▸ Directions
A verbatim copy is needed of the lines from the one containing "What matplotlib code" down to the one containing "ax = fig.add_axes([0.146, 0.125, 0.851, 0.743])", inclusive. Print it with no pictures.

○ ○ ○ ○ ○ ○ ○

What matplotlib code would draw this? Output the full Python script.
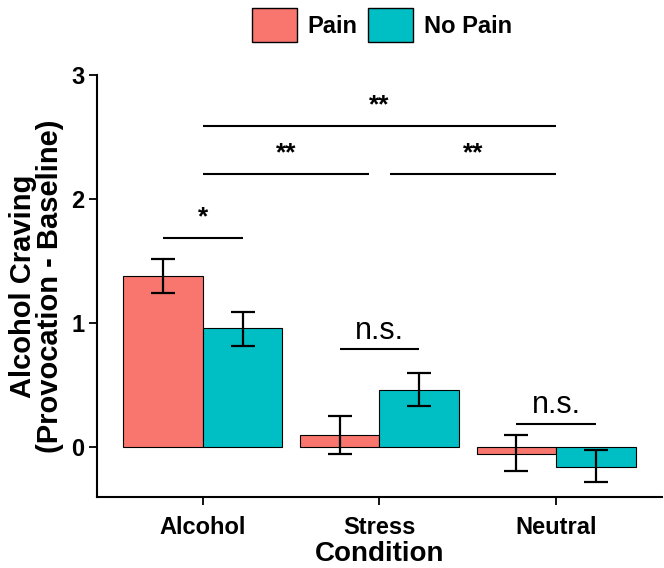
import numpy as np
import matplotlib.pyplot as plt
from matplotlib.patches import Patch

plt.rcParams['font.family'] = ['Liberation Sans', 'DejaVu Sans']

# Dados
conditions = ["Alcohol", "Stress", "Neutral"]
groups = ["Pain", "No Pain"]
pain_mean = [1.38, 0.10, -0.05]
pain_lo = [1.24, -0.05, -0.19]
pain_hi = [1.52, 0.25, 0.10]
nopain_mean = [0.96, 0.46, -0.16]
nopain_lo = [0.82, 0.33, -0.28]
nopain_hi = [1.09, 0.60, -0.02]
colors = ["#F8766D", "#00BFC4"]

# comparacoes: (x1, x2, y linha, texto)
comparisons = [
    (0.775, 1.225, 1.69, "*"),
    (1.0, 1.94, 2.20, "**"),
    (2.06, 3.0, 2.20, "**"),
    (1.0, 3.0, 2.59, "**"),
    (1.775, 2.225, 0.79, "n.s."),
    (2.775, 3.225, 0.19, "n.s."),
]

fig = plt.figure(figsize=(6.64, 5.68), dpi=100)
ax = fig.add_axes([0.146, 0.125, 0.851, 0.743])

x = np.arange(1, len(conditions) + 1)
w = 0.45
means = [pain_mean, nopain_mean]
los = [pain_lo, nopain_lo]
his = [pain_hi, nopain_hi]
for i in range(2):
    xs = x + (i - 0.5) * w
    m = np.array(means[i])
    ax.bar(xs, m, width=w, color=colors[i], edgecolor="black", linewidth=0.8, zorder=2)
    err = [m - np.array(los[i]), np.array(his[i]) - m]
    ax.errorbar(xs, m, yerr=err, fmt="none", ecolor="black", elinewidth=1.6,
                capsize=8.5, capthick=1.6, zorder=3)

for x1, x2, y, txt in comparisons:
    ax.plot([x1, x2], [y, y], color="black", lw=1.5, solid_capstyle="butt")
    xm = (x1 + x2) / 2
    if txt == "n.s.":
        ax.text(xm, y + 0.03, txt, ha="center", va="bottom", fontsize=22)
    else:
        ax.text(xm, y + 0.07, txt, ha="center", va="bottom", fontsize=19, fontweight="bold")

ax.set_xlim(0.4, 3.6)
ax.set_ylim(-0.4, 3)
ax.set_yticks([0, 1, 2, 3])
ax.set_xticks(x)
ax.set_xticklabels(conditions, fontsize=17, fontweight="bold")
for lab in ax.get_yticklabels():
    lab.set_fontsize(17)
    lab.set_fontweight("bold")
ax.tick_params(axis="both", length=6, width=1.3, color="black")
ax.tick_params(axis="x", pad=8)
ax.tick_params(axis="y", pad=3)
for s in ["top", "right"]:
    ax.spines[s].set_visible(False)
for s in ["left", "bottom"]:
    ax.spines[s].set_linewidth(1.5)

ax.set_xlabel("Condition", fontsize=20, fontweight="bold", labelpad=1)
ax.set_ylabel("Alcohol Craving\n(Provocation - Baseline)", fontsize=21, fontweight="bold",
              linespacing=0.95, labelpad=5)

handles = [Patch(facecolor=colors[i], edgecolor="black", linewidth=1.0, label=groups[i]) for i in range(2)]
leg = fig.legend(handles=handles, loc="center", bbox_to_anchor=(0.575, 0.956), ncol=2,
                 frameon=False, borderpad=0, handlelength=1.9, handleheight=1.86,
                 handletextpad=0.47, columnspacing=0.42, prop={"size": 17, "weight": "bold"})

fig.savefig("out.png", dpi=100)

○ ○ ○ ○ ○ ○ ○

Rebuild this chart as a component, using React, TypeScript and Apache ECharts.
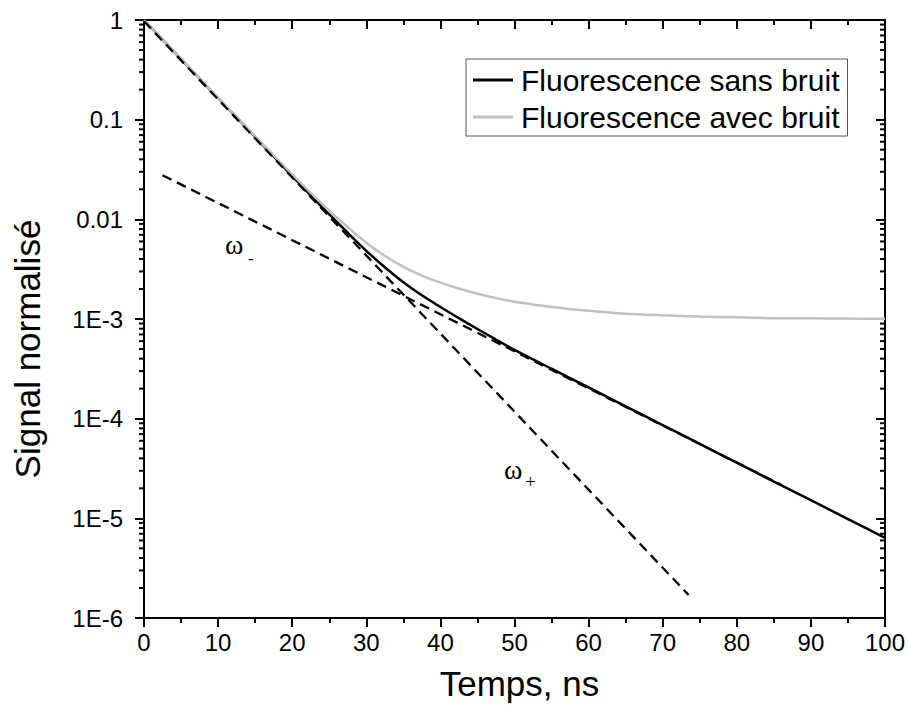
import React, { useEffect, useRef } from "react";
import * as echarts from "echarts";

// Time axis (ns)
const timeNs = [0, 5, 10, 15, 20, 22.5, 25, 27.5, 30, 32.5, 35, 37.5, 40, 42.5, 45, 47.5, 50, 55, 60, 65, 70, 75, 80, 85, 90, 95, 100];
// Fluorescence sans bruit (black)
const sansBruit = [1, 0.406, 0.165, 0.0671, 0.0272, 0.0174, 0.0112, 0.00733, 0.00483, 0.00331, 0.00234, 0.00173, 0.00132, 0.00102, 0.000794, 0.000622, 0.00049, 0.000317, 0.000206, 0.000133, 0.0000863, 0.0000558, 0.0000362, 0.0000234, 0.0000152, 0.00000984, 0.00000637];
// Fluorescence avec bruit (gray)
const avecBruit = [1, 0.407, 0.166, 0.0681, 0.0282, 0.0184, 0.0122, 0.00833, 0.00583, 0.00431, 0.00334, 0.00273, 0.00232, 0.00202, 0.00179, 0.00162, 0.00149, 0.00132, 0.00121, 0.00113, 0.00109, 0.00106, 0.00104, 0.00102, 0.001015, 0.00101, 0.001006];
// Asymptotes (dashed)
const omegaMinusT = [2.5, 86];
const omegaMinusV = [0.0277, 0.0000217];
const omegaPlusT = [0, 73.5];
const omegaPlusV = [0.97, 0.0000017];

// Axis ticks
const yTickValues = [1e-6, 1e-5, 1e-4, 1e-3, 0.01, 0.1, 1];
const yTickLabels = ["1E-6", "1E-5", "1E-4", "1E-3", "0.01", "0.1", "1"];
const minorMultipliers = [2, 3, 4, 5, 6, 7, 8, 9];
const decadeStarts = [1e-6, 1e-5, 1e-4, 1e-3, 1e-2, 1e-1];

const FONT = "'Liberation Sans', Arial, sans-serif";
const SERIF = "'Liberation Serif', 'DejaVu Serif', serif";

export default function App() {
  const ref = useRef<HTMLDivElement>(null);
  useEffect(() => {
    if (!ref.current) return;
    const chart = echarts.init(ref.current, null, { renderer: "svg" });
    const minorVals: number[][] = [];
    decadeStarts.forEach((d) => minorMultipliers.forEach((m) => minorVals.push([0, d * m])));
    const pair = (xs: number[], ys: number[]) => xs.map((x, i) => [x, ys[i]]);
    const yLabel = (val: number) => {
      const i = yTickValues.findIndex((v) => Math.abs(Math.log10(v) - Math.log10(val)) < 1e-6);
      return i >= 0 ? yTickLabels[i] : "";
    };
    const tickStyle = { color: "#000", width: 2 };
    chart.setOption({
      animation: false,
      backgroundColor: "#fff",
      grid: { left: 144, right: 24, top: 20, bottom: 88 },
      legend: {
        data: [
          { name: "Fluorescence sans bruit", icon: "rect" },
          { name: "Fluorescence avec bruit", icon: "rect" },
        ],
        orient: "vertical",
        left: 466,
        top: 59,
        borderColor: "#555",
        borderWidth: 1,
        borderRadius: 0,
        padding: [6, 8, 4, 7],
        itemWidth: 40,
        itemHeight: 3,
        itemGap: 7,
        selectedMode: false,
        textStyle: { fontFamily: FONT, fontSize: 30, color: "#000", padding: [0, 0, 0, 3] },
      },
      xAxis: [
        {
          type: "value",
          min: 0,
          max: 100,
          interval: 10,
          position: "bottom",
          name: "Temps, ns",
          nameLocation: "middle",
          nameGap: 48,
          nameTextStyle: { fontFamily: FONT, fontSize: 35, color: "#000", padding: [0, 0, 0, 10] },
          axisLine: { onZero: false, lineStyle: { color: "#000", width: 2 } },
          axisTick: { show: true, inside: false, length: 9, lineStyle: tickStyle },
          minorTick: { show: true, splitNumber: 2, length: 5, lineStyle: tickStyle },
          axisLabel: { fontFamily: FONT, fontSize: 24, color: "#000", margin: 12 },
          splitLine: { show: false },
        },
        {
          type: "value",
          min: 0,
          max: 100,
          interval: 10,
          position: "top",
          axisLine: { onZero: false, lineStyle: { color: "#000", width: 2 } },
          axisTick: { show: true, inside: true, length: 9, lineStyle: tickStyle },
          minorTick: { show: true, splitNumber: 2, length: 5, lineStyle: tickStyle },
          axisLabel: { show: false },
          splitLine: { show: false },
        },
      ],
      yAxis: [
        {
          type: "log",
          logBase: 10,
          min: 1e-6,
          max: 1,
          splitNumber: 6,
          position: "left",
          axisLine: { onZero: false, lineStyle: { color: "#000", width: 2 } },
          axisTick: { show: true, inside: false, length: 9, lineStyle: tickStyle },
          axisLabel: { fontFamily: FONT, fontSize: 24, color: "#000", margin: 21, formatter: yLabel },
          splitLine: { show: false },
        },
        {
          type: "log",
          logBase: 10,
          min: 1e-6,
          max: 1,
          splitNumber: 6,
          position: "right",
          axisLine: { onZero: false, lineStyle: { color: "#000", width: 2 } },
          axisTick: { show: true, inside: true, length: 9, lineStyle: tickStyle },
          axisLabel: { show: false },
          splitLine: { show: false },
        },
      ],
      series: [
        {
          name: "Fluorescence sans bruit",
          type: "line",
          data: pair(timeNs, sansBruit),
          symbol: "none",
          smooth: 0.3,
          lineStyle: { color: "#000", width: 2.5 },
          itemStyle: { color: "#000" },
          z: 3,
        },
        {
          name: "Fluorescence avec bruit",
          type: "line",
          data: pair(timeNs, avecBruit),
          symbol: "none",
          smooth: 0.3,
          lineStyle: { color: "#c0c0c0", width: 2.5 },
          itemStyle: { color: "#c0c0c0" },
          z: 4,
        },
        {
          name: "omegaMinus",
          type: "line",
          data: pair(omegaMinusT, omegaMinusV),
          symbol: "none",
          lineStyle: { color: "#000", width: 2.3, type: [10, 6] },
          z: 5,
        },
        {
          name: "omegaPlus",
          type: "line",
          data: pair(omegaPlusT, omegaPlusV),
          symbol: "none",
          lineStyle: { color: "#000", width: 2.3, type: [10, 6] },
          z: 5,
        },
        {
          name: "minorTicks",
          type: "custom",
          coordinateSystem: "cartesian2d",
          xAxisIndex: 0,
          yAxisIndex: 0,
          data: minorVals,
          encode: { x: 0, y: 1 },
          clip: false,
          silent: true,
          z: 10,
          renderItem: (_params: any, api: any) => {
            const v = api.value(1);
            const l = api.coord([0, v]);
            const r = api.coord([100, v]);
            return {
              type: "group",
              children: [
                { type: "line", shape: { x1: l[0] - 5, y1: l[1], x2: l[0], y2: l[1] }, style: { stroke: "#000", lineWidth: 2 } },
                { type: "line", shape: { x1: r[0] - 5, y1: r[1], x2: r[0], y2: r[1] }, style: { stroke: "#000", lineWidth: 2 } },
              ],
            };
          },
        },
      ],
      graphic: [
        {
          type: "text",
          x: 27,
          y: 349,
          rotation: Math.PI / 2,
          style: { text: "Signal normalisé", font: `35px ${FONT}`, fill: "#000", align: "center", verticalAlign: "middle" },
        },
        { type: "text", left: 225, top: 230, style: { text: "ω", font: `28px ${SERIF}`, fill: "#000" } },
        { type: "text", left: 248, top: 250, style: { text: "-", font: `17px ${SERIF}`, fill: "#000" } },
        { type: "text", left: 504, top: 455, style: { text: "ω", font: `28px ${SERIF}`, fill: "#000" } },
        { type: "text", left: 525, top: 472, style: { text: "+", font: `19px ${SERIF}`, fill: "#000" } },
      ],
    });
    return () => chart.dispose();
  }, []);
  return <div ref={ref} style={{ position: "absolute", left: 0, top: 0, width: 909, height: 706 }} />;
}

○ ○ ○ ○ ○ ○ ○

▸ Answer to the task
What matplotlib code would draw this? Output the full Python script.
import numpy as np
import matplotlib.pyplot as plt
from matplotlib.patches import Patch

plt.rcParams['font.family'] = ['Liberation Sans', 'DejaVu Sans']

# Dados
conditions = ["Alcohol", "Stress", "Neutral"]
groups = ["Pain", "No Pain"]
pain_mean = [1.38, 0.10, -0.05]
pain_lo = [1.24, -0.05, -0.19]
pain_hi = [1.52, 0.25, 0.10]
nopain_mean = [0.96, 0.46, -0.16]
nopain_lo = [0.82, 0.33, -0.28]
nopain_hi = [1.09, 0.60, -0.02]
colors = ["#F8766D", "#00BFC4"]

# comparacoes: (x1, x2, y linha, texto)
comparisons = [
    (0.775, 1.225, 1.69, "*"),
    (1.0, 1.94, 2.20, "**"),
    (2.06, 3.0, 2.20, "**"),
    (1.0, 3.0, 2.59, "**"),
    (1.775, 2.225, 0.79, "n.s."),
    (2.775, 3.225, 0.19, "n.s."),
]

fig = plt.figure(figsize=(6.64, 5.68), dpi=100)
ax = fig.add_axes([0.146, 0.125, 0.851, 0.743])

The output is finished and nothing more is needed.